If you want to be left alone at a party, start talking to people about this topic. It’s a sure-fire way to become the awkward person standing near the chips and dip.
So, given a random integer value, we can convert that value to binary form. Sadly, though, if given a number, it’s not instantly obvious how many bits it will require without going through the process of binary conversion. This is a boring process, but thankfully, mathematics has produced a formula that makes it easier for us:3
log2(x) = -(log(x) / log(2)) = number of binary digits needed to represent a number
Mathematically speaking, log2 will return a floating-point number.
For example, log2(10) = 3.321 bits.
Technically speaking, you can’t represent 3.321 bits on modern computer hardware (because we can’t represent fractions of bits), so we are forced to round up to the next whole integer, using the ceil (or ceiling) function, updating our formula like so (this is a spiffed-up version, so we are going to use spiffed-up capital letters to make the distinction):
LOG2(x) = ceil(log(x) / log(2))
Of course, now there is another problem: technically, we’re off by one bit for powers of two.

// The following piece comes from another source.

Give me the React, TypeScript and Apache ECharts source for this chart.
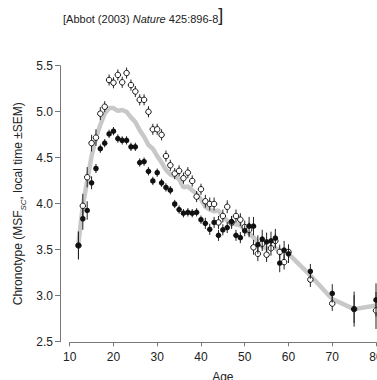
import React, { useEffect, useRef } from "react";
import * as echarts from "echarts";

const ages = [
  12, 13, 14, 15, 16, 17, 18, 19, 20, 21, 22, 23, 24, 25, 26, 27, 28, 29, 30,
  31, 32, 33, 34, 35, 36, 37, 38, 39, 40, 41, 42, 43, 44, 45, 46, 47, 48, 49,
  50, 51, 52, 53, 54, 55, 56, 57, 58, 59, 60, 65, 70, 75, 80,
];

const openMean = [
  3.55, 3.98, 4.29, 4.66, 4.72, 4.98, 5.055, 5.345, 5.315, 5.4, 5.32, 5.42,
  5.29, 5.22, 5.13, 5.13, 5.0, 4.81, 4.81, 4.75, 4.52, 4.42, 4.33, 4.36, 4.28,
  4.34, 4.25, 4.08, 4.16, 4.03, 4.0, 4.0, 3.8, 3.87, 3.97, 3.8, 3.87, 3.83,
  3.75, 3.72, 3.53, 3.46, 3.57, 3.45, 3.52, 3.6, 3.48, 3.37, 3.48, 3.18, 2.92,
  2.86, 2.845,
];

const openSem = [
  0.15, 0.13, 0.11, 0.09, 0.09, 0.07, 0.06, 0.06, 0.06, 0.06, 0.06, 0.06, 0.06,
  0.06, 0.06, 0.06, 0.06, 0.06, 0.06, 0.06, 0.06, 0.06, 0.06, 0.06, 0.06, 0.06,
  0.06, 0.06, 0.06, 0.07, 0.07, 0.07, 0.07, 0.07, 0.07, 0.07, 0.07, 0.07, 0.07,
  0.08, 0.08, 0.08, 0.08, 0.08, 0.08, 0.08, 0.08, 0.08, 0.08, 0.08, 0.08, 0.15,
  0.2,
];

const filledMean = [
  3.55, 3.84, 3.93, 4.23, 4.385, 4.6, 4.66, 4.76, 4.79, 4.71, 4.69, 4.69, 4.62,
  4.62, 4.45, 4.46, 4.355, 4.25, 4.34, 4.23, 4.18, 4.15, 4.0, 3.94, 3.9, 3.91,
  3.9, 3.91, 3.83, 3.79, 3.725, 3.8, 3.66, 3.72, 3.745, 3.81, 3.66, 3.635,
  3.71, 3.76, 3.76, 3.56, 3.62, 3.59, 3.6, 3.63, 3.36, 3.5, 3.46, 3.27, 3.03,
  2.86, 2.96,
];

const filledSem = [
  0.15, 0.12, 0.1, 0.07, 0.05, 0.045, 0.045, 0.045, 0.045, 0.045, 0.045, 0.045,
  0.045, 0.045, 0.045, 0.045, 0.045, 0.045, 0.045, 0.045, 0.045, 0.045, 0.045,
  0.045, 0.045, 0.045, 0.045, 0.045, 0.045, 0.06, 0.06, 0.06, 0.06, 0.06, 0.06,
  0.06, 0.06, 0.06, 0.06, 0.1, 0.1, 0.1, 0.1, 0.1, 0.1, 0.1, 0.1, 0.1, 0.1,
  0.08, 0.1, 0.19, 0.18,
];

const grayLine = [
  3.58, 3.98, 4.25, 4.52, 4.72, 4.86, 4.98, 5.04, 5.04, 5.01, 5.02, 5.0, 4.94,
  4.89, 4.8, 4.73, 4.64, 4.6, 4.52, 4.45, 4.37, 4.32, 4.3, 4.27, 4.18, 4.19,
  4.15, 4.11, 4.05, 3.97, 3.94, 3.92, 3.93, 3.86, 3.82, 3.79, 3.78, 3.77, 3.72,
  3.68, 3.64, 3.58, 3.54, 3.515, 3.53, 3.52, 3.5, 3.48, 3.46, 3.225, 2.97,
  2.86, 2.9,
];

const FONT = "Liberation Sans, Arial, sans-serif";
const AXIS_COLOR = "#777";
const TEXT_COLOR = "#222";

function errorRender(params: any, api: any) {
  const x = api.value(0);
  const p1 = api.coord([x, api.value(1)]);
  const p2 = api.coord([x, api.value(2)]);
  return {
    type: "line",
    shape: { x1: p1[0], y1: p1[1], x2: p2[0], y2: p2[1] },
    style: { stroke: "#222", lineWidth: 1 },
  };
}

export default function App() {
  const ref = useRef<HTMLDivElement>(null);

  useEffect(() => {
    if (!ref.current) return;
    const chart = echarts.init(ref.current, undefined, { renderer: "svg" });

    const openPts = ages.map((a, i) => [a, openMean[i]]);
    const filledPts = ages.map((a, i) => [a, filledMean[i]]);
    const openErr = ages.map((a, i) => [a, openMean[i] - openSem[i], openMean[i] + openSem[i]]);
    const filledErr = ages.map((a, i) => [a, filledMean[i] - filledSem[i], filledMean[i] + filledSem[i]]);
    const grayPts = ages.map((a, i) => [a, grayLine[i]]);

    chart.setOption({
      animation: false,
      backgroundColor: "#fff",
      textStyle: { fontFamily: FONT },
      graphic: [
        {
          type: "text",
          left: 63,
          top: 6,
          style: {
            text: "{a|[Abbot (2003) }{i|Nature}{a| 425:896-8}{b|]}",
            rich: {
              a: { fontSize: 11, fontFamily: FONT, fill: TEXT_COLOR, verticalAlign: "bottom", lineHeight: 16 },
              i: { fontSize: 11, fontFamily: FONT, fontStyle: "italic", fill: TEXT_COLOR, verticalAlign: "bottom", lineHeight: 16 },
              b: { fontSize: 18, fontFamily: FONT, fill: TEXT_COLOR, verticalAlign: "bottom", lineHeight: 20 },
            },
          },
        },
      ],
      grid: [
        { left: 60, top: 65.7, width: 10, height: 276, outerBoundsMode: "none", containLabel: false },
        { left: 69.7, top: 65.7, width: 306.3, height: 276.6, outerBoundsMode: "none", containLabel: false },
      ],
      xAxis: [
        { gridIndex: 0, type: "value", min: 0, max: 1, show: false },
        {
          gridIndex: 1,
          type: "value",
          min: 10,
          max: 80,
          interval: 10,
          name: "Age",
          nameLocation: "middle",
          nameGap: 29,
          nameTextStyle: { fontSize: 12, color: TEXT_COLOR, fontFamily: FONT },
          axisLine: { show: true, onZero: false, lineStyle: { color: AXIS_COLOR, width: 1 } },
          axisTick: { show: true, length: 4, lineStyle: { color: AXIS_COLOR } },
          axisLabel: { fontSize: 12, color: TEXT_COLOR, margin: 9, fontFamily: FONT },
          splitLine: { show: false },
        },
      ],
      yAxis: [
        {
          gridIndex: 0,
          type: "value",
          min: 2.5,
          max: 5.5,
          interval: 0.5,
          name: "{n|Chronotype (MSF}{s|SC}{n|, local time ±SEM)}",
          nameLocation: "middle",
          nameGap: 33,
          nameTextStyle: {
            rich: {
              n: { fontSize: 12, color: TEXT_COLOR, fontFamily: FONT, lineHeight: 18, verticalAlign: "middle" },
              s: { fontSize: 8, color: TEXT_COLOR, fontFamily: FONT, fontStyle: "italic", lineHeight: 8, verticalAlign: "bottom" },
            },
          },
          axisLine: { show: true, onZero: false, lineStyle: { color: AXIS_COLOR, width: 1 } },
          axisTick: { show: true, length: 5, lineStyle: { color: AXIS_COLOR } },
          axisLabel: {
            fontSize: 12,
            color: TEXT_COLOR,
            margin: 7,
            fontFamily: FONT,
            formatter: (v: number) => v.toFixed(1),
          },
          splitLine: { show: false },
        },
        { gridIndex: 1, type: "value", min: 2.5, max: 5.5, show: false },
      ],
      series: [
        {
          type: "line",
          xAxisIndex: 1,
          yAxisIndex: 1,
          data: grayPts,
          showSymbol: false,
          symbol: "none",
          lineStyle: { color: "#c8c8c8", width: 4.5 },
          z: 1,
          silent: true,
        },
        {
          type: "custom",
          xAxisIndex: 1,
          yAxisIndex: 1,
          data: openErr,
          renderItem: errorRender,
          encode: { x: 0, y: [1, 2] },
          clip: false,
          z: 2,
        },
        {
          type: "scatter",
          xAxisIndex: 1,
          yAxisIndex: 1,
          data: openPts,
          symbol: "circle",
          symbolSize: 5.5,
          itemStyle: { color: "#fff", borderColor: "#111", borderWidth: 1, opacity: 1 },
          clip: false,
          z: 3,
        },
        {
          type: "custom",
          xAxisIndex: 1,
          yAxisIndex: 1,
          data: filledErr,
          renderItem: errorRender,
          encode: { x: 0, y: [1, 2] },
          clip: false,
          z: 4,
        },
        {
          type: "scatter",
          xAxisIndex: 1,
          yAxisIndex: 1,
          data: filledPts,
          symbol: "circle",
          symbolSize: 5.5,
          itemStyle: { color: "#111", opacity: 1 },
          clip: false,
          z: 5,
        },
      ],
    });

    return () => chart.dispose();
  }, []);

  return (
    <div
      ref={ref}
      style={{ position: "absolute", left: 0, top: 0, width: 377, height: 380 }}
    />
  );
}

Take the number 2 (or any power of 2 for that matter):
LOG2(2) = ceil(log(2) / log(2)) = 1
LOG2(4) = ceil(log(4) / log(2)) = 2
The result is true from a mathematics perspective, but fails in the fact that we need two and three bits to represent the numbers 2 (bin = 10) and 4 (bin = 100) on our system. As such, we add a slight skewing to our method to ensure that our log results are accurate for powers of two.
LOG2(x) = ceil(log(x+1) / log(2))
Just to help you understand this concept a bit more, here’s a table that displays some interesting data about LOG2 and the number of bits required to represent numbers:
|
Value |
LOG2(value) |
Binary value |
|---|---|---|
|
0 |
1 |
0 |
|
1 |
1 |
1 |
|
2 |
2 |
10 |
|
3 |
2 |
11 |
|
4 |
3 |
100 |
|
7 |
3 |
111 |
|
15 |
4 |
1111 |
|
255 |
8 |
11111111 |
|
65535 |
16 |
1111111111111111 |
|
9.332622e+157 |
525 |
……. |
So, given any decimal integer number, we can easily determine the minimum number of bits needed to represent it in binary by calculating its LOG2. Shannon defined this LOG2 of a variable as its entropy, or rather, the least number of bits required to represent that value.

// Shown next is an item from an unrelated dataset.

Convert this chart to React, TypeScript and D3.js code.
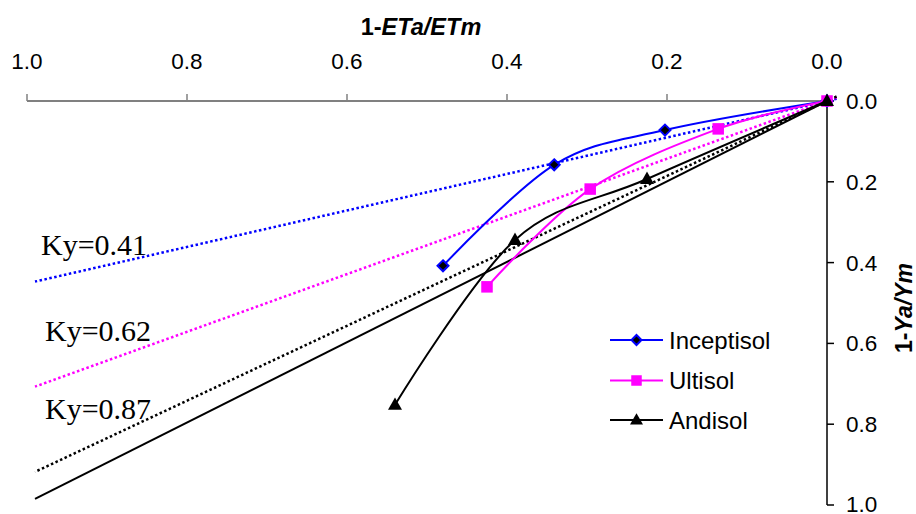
import React from "react";
import * as d3 from "d3";

// Relative evapotranspiration deficit (1-ETa/ETm) vs relative yield decrease (1-Ya/Ym)
const soilNames = ["Inceptisol", "Ultisol", "Andisol"];
const inceptisolX = [0, 0.2025, 0.341, 0.48];
const inceptisolY = [0, 0.072, 0.158, 0.408];
const ultisolX = [0, 0.136, 0.296, 0.425];
const ultisolY = [0, 0.069, 0.218, 0.46];
const andisolX = [0, 0.225, 0.39, 0.54];
const andisolY = [0, 0.193, 0.344, 0.752];

// Fitted Ky lines (start and end points) and the 1:1 line
const kyLabels = ["Ky=0.41", "Ky=0.62", "Ky=0.87"];
const kyStartX = -0.012;
const kyEndX = 0.99;
const kyEndY = [0.447, 0.707, 0.918];
const oneToOneEnd = [0.99, 0.985];

const axisTicks = [0, 0.2, 0.4, 0.6, 0.8, 1.0];

const W = 916;
const H = 514;

const x = d3.scaleLinear().domain([0, 1]).range([827, 27]);
const y = d3.scaleLinear().domain([0, 1]).range([101, 505]);

const colors = ["#0000ff", "#ff00ff", "#000000"];
const kyColors = ["#0000ff", "#ff00ff", "#000000"];
const seriesX = [inceptisolX, ultisolX, andisolX];
const seriesY = [inceptisolY, ultisolY, andisolY];
const markerSizes = [11, 11.5, 14];

const smooth = d3
  .line<[number, number]>()
  .x((d) => x(d[0]))
  .y((d) => y(d[1]))
  .curve(d3.curveCatmullRom.alpha(0));

const straight = d3
  .line<[number, number]>()
  .x((d) => x(d[0]))
  .y((d) => y(d[1]));

const sans = "'Liberation Sans', Arial, sans-serif";
const serif = "'Liberation Serif', 'Times New Roman', serif";

function Marker({ kind, cx, cy, s }: { kind: number; cx: number; cy: number; s: number }) {
  if (kind === 0) {
    const r = s * 0.5;
    return (
      <path
        d={`M${cx},${cy - r}L${cx + r},${cy}L${cx},${cy + r}L${cx - r},${cy}Z`}
        fill="#000"
        stroke="#0000ff"
        strokeWidth={2}
      />
    );
  }
  if (kind === 1) {
    return <rect x={cx - s / 2} y={cy - s / 2} width={s} height={s} fill="#ff00ff" />;
  }
  const h = s * 0.88;
  return (
    <path
      d={`M${cx},${cy - h * 0.6}L${cx + s / 2},${cy + h * 0.4}L${cx - s / 2},${cy + h * 0.4}Z`}
      fill="#000"
    />
  );
}

export default function App() {
  const legendRows = [340, 380.5, 420];
  const kyLabelPos = [
    [41, 255],
    [45, 341],
    [45, 419],
  ];
  return (
    <svg
      width={W}
      height={H}
      viewBox={`0 0 ${W} ${H}`}
      style={{ position: "absolute", left: 0, top: 0, background: "#fff" }}
    >
      <rect width={W} height={H} fill="#fff" />

      {/* top axis */}
      <text x={421} y={35} textAnchor="middle" fontFamily={sans} fontWeight="bold" fontSize={23.5}>
        1-<tspan fontStyle="italic">ETa/ETm</tspan>
      </text>
      <line x1={x(1)} x2={x(0)} y1={y(0)} y2={y(0)} stroke="#808080" strokeWidth={2} />
      {axisTicks.map((t) => (
        <g key={"xt" + t}>
          <line x1={x(t)} x2={x(t)} y1={y(0) - 7} y2={y(0)} stroke="#808080" strokeWidth={1.5} />
          <text x={x(t)} y={69} textAnchor="middle" fontFamily={sans} fontSize={22.5}>
            {t.toFixed(1)}
          </text>
        </g>
      ))}

      {/* right axis */}
      <line x1={x(0)} x2={x(0)} y1={y(0)} y2={y(1)} stroke="#000" strokeWidth={1.5} />
      {axisTicks.map((t) => (
        <g key={"yt" + t}>
          <line x1={x(0)} x2={x(0) + 7} y1={y(t)} y2={y(t)} stroke="#000" strokeWidth={1.5} />
          <text x={846} y={Math.min(y(t) + 8, 512)} fontFamily={sans} fontSize={22.5}>
            {t.toFixed(1)}
          </text>
        </g>
      ))}
      <text
        transform="translate(912,308) rotate(-90)"
        textAnchor="middle"
        fontFamily={sans}
        fontWeight="bold"
        fontSize={23}
      >
        1-<tspan fontStyle="italic">Ya/Ym</tspan>
      </text>

      {/* Ky lines */}
      {kyEndY.map((ey, i) => (
        <path
          key={"ky" + i}
          d={straight([
            [kyStartX, (ey / kyEndX) * kyStartX],
            [kyEndX, ey],
          ]) as string}
          fill="none"
          stroke={kyColors[i]}
          strokeWidth={2.5}
          strokeDasharray="2.5 2.5"
        />
      ))}
      <path
        d={straight([[0, 0], [oneToOneEnd[0], oneToOneEnd[1]]]) as string}
        fill="none"
        stroke="#000"
        strokeWidth={2}
      />
      {kyLabels.map((l, i) => (
        <text key={l} x={kyLabelPos[i][0]} y={kyLabelPos[i][1]} fontFamily={serif} fontSize={30}>
          {l}
        </text>
      ))}

      {/* soil series */}
      {seriesX.map((xs, i) => {
        const pts = xs.map((v, j) => [v, seriesY[i][j]] as [number, number]);
        return (
          <g key={"s" + i}>
            <path d={smooth(pts) as string} fill="none" stroke={colors[i]} strokeWidth={2} />
            {pts.map((p, j) => (
              <Marker key={j} kind={i} cx={x(p[0])} cy={y(p[1])} s={markerSizes[i]} />
            ))}
          </g>
        );
      })}

      {/* legend */}
      {soilNames.map((n, i) => (
        <g key={n}>
          <line x1={610} x2={663} y1={legendRows[i]} y2={legendRows[i]} stroke={colors[i]} strokeWidth={2} />
          <Marker kind={i} cx={636.5} cy={legendRows[i]} s={markerSizes[i] - 1} />
          <text x={669} y={legendRows[i] + 8.5} fontFamily={sans} fontSize={24}>
            {n}
          </text>
        </g>
      ))}
    </svg>
  );
}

The LOG2 form of numbers is efficient but not practical for the way we build computer components.
The issue lies between representing the number in the least bits possible, confusion on how to decode a binary string of numbers (without knowing their LOG2 lengths), and performance in hardware execution.

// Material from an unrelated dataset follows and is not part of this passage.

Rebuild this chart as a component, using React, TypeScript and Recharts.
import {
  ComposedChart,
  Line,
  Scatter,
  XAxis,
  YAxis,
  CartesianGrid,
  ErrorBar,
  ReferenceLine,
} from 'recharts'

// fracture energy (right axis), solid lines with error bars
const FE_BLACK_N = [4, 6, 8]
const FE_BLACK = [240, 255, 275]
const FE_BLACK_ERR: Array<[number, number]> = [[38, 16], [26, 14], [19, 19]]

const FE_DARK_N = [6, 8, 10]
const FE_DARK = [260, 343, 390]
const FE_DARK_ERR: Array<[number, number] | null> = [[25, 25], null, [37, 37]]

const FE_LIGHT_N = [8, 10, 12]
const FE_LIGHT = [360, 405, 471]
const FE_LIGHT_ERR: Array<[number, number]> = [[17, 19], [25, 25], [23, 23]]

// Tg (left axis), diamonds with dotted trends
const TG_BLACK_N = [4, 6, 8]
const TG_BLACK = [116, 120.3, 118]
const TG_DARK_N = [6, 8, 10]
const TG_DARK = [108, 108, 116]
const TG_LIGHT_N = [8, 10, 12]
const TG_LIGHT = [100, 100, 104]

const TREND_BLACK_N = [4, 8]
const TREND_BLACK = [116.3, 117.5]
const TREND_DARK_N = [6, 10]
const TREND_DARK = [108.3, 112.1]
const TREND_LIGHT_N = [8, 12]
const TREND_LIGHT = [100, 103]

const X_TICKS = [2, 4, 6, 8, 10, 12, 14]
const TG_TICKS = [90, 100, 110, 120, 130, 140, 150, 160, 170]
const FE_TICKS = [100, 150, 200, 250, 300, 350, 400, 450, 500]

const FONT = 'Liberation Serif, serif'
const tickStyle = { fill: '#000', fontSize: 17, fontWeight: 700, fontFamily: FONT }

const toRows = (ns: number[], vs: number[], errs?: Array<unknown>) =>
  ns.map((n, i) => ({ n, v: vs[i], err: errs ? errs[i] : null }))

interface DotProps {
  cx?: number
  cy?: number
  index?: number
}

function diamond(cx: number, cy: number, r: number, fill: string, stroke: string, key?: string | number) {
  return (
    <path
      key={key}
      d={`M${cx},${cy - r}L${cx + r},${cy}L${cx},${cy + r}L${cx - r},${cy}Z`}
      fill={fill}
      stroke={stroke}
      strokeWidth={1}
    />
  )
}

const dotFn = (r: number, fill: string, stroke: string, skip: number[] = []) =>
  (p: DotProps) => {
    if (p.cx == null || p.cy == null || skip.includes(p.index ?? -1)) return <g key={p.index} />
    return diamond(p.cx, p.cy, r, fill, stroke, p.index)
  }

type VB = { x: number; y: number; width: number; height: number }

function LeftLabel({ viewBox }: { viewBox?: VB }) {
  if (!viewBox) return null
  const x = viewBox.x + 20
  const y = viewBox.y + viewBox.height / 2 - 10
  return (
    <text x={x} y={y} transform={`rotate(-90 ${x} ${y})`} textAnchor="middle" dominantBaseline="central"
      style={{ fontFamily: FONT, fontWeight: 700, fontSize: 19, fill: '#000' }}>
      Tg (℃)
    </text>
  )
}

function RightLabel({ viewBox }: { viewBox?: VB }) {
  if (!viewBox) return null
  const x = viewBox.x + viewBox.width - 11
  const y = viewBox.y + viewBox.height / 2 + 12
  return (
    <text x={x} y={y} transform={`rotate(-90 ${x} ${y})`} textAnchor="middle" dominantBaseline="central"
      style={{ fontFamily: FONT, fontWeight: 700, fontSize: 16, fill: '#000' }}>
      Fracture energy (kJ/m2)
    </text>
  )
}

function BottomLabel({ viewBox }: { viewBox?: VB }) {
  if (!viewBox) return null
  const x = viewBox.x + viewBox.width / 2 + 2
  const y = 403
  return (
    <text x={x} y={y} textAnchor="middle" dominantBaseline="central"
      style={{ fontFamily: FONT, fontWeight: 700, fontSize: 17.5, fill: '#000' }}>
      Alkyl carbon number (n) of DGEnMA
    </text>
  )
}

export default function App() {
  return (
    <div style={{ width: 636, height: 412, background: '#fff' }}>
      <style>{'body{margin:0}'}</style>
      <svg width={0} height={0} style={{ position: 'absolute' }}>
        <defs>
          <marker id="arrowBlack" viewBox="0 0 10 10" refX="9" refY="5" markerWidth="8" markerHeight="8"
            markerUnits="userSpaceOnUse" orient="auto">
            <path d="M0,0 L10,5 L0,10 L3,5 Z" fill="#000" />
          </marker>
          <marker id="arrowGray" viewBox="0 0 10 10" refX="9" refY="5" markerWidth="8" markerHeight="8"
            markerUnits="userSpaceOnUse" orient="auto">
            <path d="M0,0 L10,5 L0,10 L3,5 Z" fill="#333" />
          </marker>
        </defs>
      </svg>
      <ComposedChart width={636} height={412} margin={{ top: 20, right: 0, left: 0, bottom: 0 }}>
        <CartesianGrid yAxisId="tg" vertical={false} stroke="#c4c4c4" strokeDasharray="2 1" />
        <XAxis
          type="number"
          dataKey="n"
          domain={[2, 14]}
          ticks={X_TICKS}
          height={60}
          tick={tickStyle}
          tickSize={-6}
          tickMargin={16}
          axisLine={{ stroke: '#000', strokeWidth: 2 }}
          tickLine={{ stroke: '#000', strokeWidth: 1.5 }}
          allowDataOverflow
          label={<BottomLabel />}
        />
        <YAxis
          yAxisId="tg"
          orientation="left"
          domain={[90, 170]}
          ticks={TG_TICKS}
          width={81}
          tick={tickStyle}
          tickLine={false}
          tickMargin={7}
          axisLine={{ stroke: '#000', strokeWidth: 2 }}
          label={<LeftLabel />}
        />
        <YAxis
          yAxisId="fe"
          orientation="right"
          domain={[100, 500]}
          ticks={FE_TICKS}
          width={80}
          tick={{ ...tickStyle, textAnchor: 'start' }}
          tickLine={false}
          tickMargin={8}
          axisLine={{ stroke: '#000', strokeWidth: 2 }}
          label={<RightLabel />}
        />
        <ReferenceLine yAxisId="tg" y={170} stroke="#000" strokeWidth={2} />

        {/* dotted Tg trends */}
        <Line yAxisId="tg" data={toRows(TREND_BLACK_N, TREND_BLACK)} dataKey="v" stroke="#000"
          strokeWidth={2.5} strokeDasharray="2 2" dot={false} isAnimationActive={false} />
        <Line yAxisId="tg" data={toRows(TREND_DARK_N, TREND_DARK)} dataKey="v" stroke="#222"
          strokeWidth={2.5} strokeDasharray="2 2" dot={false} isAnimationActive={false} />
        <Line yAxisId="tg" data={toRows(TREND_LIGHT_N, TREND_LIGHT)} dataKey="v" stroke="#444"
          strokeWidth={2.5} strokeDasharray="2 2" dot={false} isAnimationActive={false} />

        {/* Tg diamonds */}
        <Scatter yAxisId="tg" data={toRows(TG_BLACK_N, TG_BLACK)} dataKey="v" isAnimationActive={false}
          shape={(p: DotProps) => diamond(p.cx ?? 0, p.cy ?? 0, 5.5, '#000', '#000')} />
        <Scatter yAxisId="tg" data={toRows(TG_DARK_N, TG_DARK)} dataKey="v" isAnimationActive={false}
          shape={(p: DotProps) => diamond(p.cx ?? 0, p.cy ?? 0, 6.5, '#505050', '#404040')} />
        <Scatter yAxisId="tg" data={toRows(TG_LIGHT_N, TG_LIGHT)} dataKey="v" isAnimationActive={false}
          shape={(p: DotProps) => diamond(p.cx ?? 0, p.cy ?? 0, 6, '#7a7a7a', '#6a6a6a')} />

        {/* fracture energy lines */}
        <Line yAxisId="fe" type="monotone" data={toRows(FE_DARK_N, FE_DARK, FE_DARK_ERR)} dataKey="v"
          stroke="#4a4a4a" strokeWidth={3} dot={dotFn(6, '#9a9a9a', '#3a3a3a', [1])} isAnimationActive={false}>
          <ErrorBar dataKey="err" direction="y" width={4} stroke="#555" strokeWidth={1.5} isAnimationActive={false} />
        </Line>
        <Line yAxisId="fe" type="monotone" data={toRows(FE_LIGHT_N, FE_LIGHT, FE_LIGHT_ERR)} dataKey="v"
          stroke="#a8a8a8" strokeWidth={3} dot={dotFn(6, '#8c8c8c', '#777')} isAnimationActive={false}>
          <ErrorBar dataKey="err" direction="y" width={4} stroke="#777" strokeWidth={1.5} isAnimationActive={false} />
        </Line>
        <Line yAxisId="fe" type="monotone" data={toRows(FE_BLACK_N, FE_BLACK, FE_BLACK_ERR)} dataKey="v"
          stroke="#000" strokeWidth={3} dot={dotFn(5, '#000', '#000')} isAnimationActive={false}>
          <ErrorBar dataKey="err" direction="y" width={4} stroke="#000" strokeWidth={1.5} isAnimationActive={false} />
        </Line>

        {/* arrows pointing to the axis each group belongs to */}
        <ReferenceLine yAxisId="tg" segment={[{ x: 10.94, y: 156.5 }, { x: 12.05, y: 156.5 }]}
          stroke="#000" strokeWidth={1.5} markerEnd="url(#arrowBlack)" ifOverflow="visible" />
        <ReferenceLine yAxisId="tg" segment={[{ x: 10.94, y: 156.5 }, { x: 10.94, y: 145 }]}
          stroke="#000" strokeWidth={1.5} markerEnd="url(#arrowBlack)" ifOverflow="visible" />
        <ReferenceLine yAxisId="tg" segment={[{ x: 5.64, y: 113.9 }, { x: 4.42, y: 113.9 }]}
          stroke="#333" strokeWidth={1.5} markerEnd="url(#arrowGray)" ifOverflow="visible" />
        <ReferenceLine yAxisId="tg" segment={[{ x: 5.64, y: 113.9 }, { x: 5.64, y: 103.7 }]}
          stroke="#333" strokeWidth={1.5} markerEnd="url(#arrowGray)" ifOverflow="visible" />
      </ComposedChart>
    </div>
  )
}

Modern computers compromise by using fixed-length buckets of bits for numbers of different sizes. The fundamental bucket is one byte, which is made up of eight bits. And the integer buckets typically available in modern programming languages are a short with 16 bits, an integer with 32 bits, and a long with 64 bits. As such, our decimal number 10, converted to binary as 1010, would be a short and represented as 0000000000001010. This is a lot of wasted bits.
The point here is that the majority of algorithms we use in the development of modern applications all tend to use defined bit ranges rather than the LOG2 size. Which is basically the difference between information theory and implementation practicality. Any bit stream we have will always be rounded up to the next byte-aligned size in computer memory. This can get confusing: for example, when we’ve just saved 7 bits of data, our machine reports that our data still remains the same number of bytes long.
The goal in practical data compression is to get as close as possible to the theoretical limit of compressibility. That’s why, to learn and understand compression algorithms, moving forward with the rest of this book, we will only think in terms of LOG2.
1 For now. We are sure quantum computing or Babylonian counting will change this one day.
2 If the array has an even number of elements, there is not really a center. We just choose whether to go with the left-of-center or right-of-center element. It doesn’t matter which.
3 Sorry about the math, but this one is foundational for all that follows.